Parlons du financement. Avec l’électrification, les recettes provenant de l’impôt sur les huiles minérales diminuent. Dans le même temps, les villes réduisent l’espace disponible pour les automobilistes tout en construisant toujours plus de pistes cyclables – sans que les cyclistes ne passent à la caisse. A quoi ressemblerait une solution de financement fonctionnelle et équitable?
L’Office fédéral des routes élabore actuellement une proposition de taxe liée au kilométrage pour les véhicules électriques. Auto-Suisse est en principe favorable à une tarification équitable de l’utilisation des routes. Mais l’effet ne doit pas être contre-productif: le passage à la mobilité électrique ne devrait pas être considéré comme trop cher et comme une «punition». Fondamentalement, il s’agit d’introduire plus de transparence dans le financement de notre système de transport. Le taux de couverture des coûts d’infrastructure du trafic routier motorisé est de 101%, dans les transports publics, le taux de couverture des coûts est d’à peine 40%. Conséquence: l’AG crée une forme de surmobilité subventionnée. La mobilité douce doit impérativement contribuer à la couverture des coûts, notamment pour le développement des infrastructures dans les villes.
Le 18 juin, nous voterons sur la loi sur la protection du climat. Elle pourrait conduire à l’interdiction des véhicules à essence et diesel, le cadre juridique n’est pas encore clair. Comment évaluez-vous la situation?
L’industrie automobile soutient les objectifs climatiques. Les interdictions technologiques ne sont toutefois pas acceptables. Le renchérissement de l’électromobilité, prévu par la Confédération suite à la suppression de l’exonération des véhicules électriques de l’impôt sur les automobiles prévue à partir de 2024, est également discutable sur le plan écologique.
Pour beaucoup, la voiture est devenue une ennemie. Que voulez-vous opposer à cela?
Les villes ne fonctionnent comme pôles économiques seulement si elles permettent le trafic automobile. C’est pourquoi je m’opposerai résolument à la politique de plus en plus hostile au transport individuel qui est dans l’air du temps.

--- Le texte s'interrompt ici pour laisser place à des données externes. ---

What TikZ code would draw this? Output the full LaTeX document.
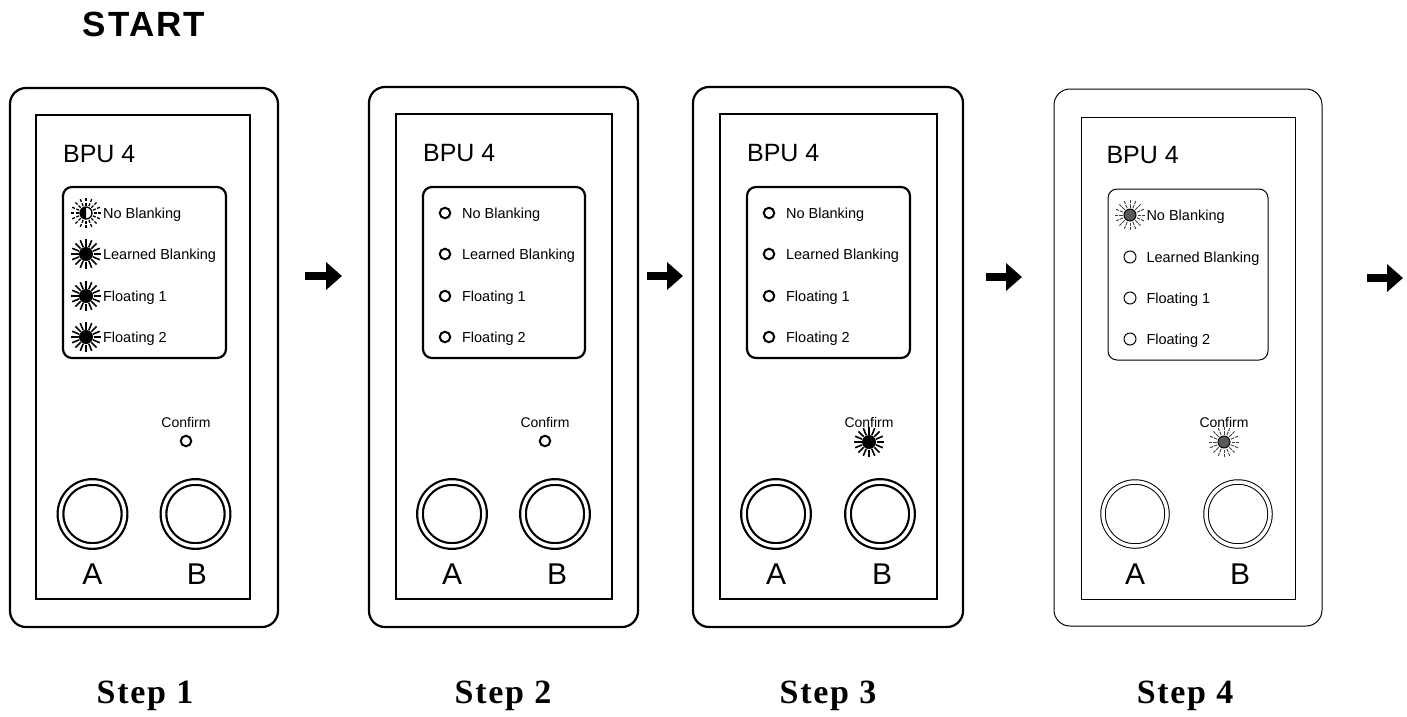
\documentclass[tikz,border=0pt]{standalone}
\usepackage{fontspec}
\setmainfont{Liberation Serif}
\setsansfont{Liberation Sans}
\newfontfamily\startfont[LetterSpace=6]{Liberation Sans}
\newfontfamily\stepfont[LetterSpace=5]{Liberation Serif}
\usetikzlibrary{positioning,arrows.meta}

\newcommand\ledrays[2]{%
  \foreach \a in {0,22.5,...,337.5}
    \draw[#2] (#1) ++(\a:7.5) -- ++(\a:7.5);}

\begin{document}
\begin{tikzpicture}[x=1pt,y=-1pt,
  case/.style={rounded corners=16pt},
  ledbox/.style={rounded corners=9pt},
  title/.style={font=\sffamily\fontsize{25}{25}\selectfont, anchor=base west, inner sep=0},
  item/.style={font=\sffamily\fontsize{14.5}{15}\selectfont, anchor=base west, inner sep=0},
  small/.style={font=\sffamily\fontsize{14}{14}\selectfont, anchor=base, inner sep=0},
  key/.style={font=\sffamily\fontsize{30}{30}\selectfont, anchor=base, inner sep=0},
  button/.style={circle, draw, double, double distance=3.5pt, minimum size=64pt, inner sep=0},
  ledoff/.style={circle, draw, line width=2pt, minimum size=10.5pt, inner sep=0},
  ledthin/.style={circle, draw, line width=1pt, minimum size=12pt, inner sep=0},
  ledon/.style={circle, draw, fill=black, line width=1pt, minimum size=13pt, inner sep=0},
  ledhalf/.style={circle, draw, line width=1.3pt, fill=white, minimum size=12pt, inner sep=0},
  leddim/.style={circle, draw, line width=1pt, fill=black!65, minimum size=12pt, inner sep=0},
  steplabel/.style={font=\stepfont\bfseries\fontsize{34}{34}\selectfont, anchor=base},
  nextarrow/.style={line width=8pt, -{Triangle[length=16pt,width=27pt]}}]
\useasboundingbox (0,0) rectangle (1407,716);

\node[font=\startfont\bfseries\fontsize{35}{35}\selectfont, anchor=base] (start) at (144,36) {START};

% step 1: all blanking modes lit
\begin{scope}[shift={(10,88)}, name prefix=s1-, line width=2.2pt]
  \draw[case] (0,0) rectangle (268,539);
  \draw (26,27) rectangle (240,511);
  \node[title] (name) at (52,74) {BPU 4};
  \draw[ledbox] (53,99) rectangle (216,270);
  \node[ledhalf] (led1) at (76,125) {};
  \fill (led1.center) ++(0,6) arc[start angle=90, end angle=270, radius=6] -- cycle;
  \ledrays{led1.center}{line width=1.3pt, dash pattern=on 3pt off 1.5pt}
  \node[ledon] (led2) at (76,166) {};
  \ledrays{led2.center}{line width=1.6pt}
  \node[ledon] (led3) at (76,208) {};
  \ledrays{led3.center}{line width=1.6pt}
  \node[ledon] (led4) at (76,249) {};
  \ledrays{led4.center}{line width=1.6pt}
  \node[item] (txt1) at (92,130) {No Blanking};
  \node[item] (txt2) at (92,171) {Learned Blanking};
  \node[item] (txt3) at (92,213) {Floating 1};
  \node[item] (txt4) at (92,254) {Floating 2};
  \node[small] (conf) at (176,339) {Confirm};
  \node[ledoff] (cled) at (176,353) {};
  \node[button] (btnA) at (82.5,426) {};
  \node[button] (btnB) at (185.5,426) {};
  \node[key] (keyA) at (82.5,496) {A};
  \node[key] (keyB) at (187,496) {B};
\end{scope}

% step 2: all off
\begin{scope}[shift={(369,87)}, name prefix=s2-, line width=2.2pt]
  \draw[case] (0,0) rectangle (269,540);
  \draw (27,27) rectangle (243,512);
  \node[title] (name) at (53,74) {BPU 4};
  \draw[ledbox] (54,100) rectangle (216,271);
  \node[ledoff] (led1) at (76,126) {};
  \node[ledoff] (led2) at (76,167) {};
  \node[ledoff] (led3) at (76,209) {};
  \node[ledoff] (led4) at (76,250) {};
  \node[item] (txt1) at (92,131) {No Blanking};
  \node[item] (txt2) at (92,172) {Learned Blanking};
  \node[item] (txt3) at (92,214) {Floating 1};
  \node[item] (txt4) at (92,255) {Floating 2};
  \node[small] (conf) at (176,340) {Confirm};
  \node[ledoff] (cled) at (176,354) {};
  \node[button] (btnA) at (83,427) {};
  \node[button] (btnB) at (186,427) {};
  \node[key] (keyA) at (83,497) {A};
  \node[key] (keyB) at (188,497) {B};
\end{scope}

% step 3: confirm lit
\begin{scope}[shift={(693,87)}, name prefix=s3-, line width=2.2pt]
  \draw[case] (0,0) rectangle (270,540);
  \draw (27,27) rectangle (244,512);
  \node[title] (name) at (53,74) {BPU 4};
  \draw[ledbox] (54,100) rectangle (217,271);
  \node[ledoff] (led1) at (76,126) {};
  \node[ledoff] (led2) at (76,167) {};
  \node[ledoff] (led3) at (76,209) {};
  \node[ledoff] (led4) at (76,250) {};
  \node[item] (txt1) at (92,131) {No Blanking};
  \node[item] (txt2) at (92,172) {Learned Blanking};
  \node[item] (txt3) at (92,214) {Floating 1};
  \node[item] (txt4) at (92,255) {Floating 2};
  \node[small] (conf) at (176,340) {Confirm};
  \node[ledon] (cled) at (176,355) {};
  \ledrays{cled.center}{line width=1.6pt}
  \node[button] (btnA) at (83,427) {};
  \node[button] (btnB) at (187,427) {};
  \node[key] (keyA) at (83,497) {A};
  \node[key] (keyB) at (189,497) {B};
\end{scope}

% step 4: no blanking and confirm flashing
\begin{scope}[shift={(1054,89)}, name prefix=s4-, line width=1pt]
  \draw[case] (0,0) rectangle (268,537);
  \draw (27,28) rectangle (241,510);
  \node[title] (name) at (52,74) {BPU 4};
  \draw[ledbox] (54,100) rectangle (214,271);
  \node[leddim] (led1) at (76,126) {};
  \ledrays{led1.center}{line width=0.9pt, black!75, dash pattern=on 3.5pt off 1pt}
  \node[ledthin] (led2) at (76,168) {};
  \node[ledthin] (led3) at (76,209) {};
  \node[ledthin] (led4) at (76,250) {};
  \node[item] (txt1) at (92,131) {No Blanking};
  \node[item] (txt2) at (92,173) {Learned Blanking};
  \node[item] (txt3) at (92,214) {Floating 1};
  \node[item] (txt4) at (92,255) {Floating 2};
  \node[small] (conf) at (170,338) {Confirm};
  \node[leddim] (cled) at (170,353) {};
  \ledrays{cled.center}{line width=0.9pt, black!75, dash pattern=on 3.5pt off 1pt}
  \node[button] (btnA) at (81,425) {};
  \node[button] (btnB) at (184,425) {};
  \node[key] (keyA) at (81,495) {A};
  \node[key] (keyB) at (186,495) {B};
\end{scope}

% arrows between steps
\coordinate (a1s) at (305,276);
\coordinate (a1e) at (342,276);
\coordinate (a2s) at (647,276);
\coordinate (a2e) at (683,276);
\coordinate (a3s) at (986,277);
\coordinate (a3e) at (1022,277);
\coordinate (a4s) at (1367,278);
\coordinate (a4e) at (1403,278);
\draw[nextarrow] (a1s) -- (a1e);
\draw[nextarrow] (a2s) -- (a2e);
\draw[nextarrow] (a3s) -- (a3e);
\draw[nextarrow] (a4s) -- (a4e);

\node[steplabel] (step1) at (145,703) {Step 1};
\node[steplabel] (step2) at (503,703) {Step 2};
\node[steplabel] (step3) at (828,703) {Step 3};
\node[steplabel] (step4) at (1185,703) {Step 4};
\end{tikzpicture}
\end{document}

Quel genre de voiture conduisez-vous?
Un voiture de segment C avec un siège pour enfant intégré pour notre petit garçon, et même une protection solaire avec un smiley sur les vitres..
Quelle a été votre première voiture?
C’était une Seat Ibiza rouge pendant mes études à Saint-Gall.
Vous prenez tout juste vos fonctions de président. Quels résultats comptez-vous laisser derrière vous plus tard?
Je souhaite que la branche automobile puisse pleinement s’imposer dans notre pays grâce à des conditions-cadres politiques bien pensées, et qu’elle participe activement à la création d’une valeur ajoutée conséquente.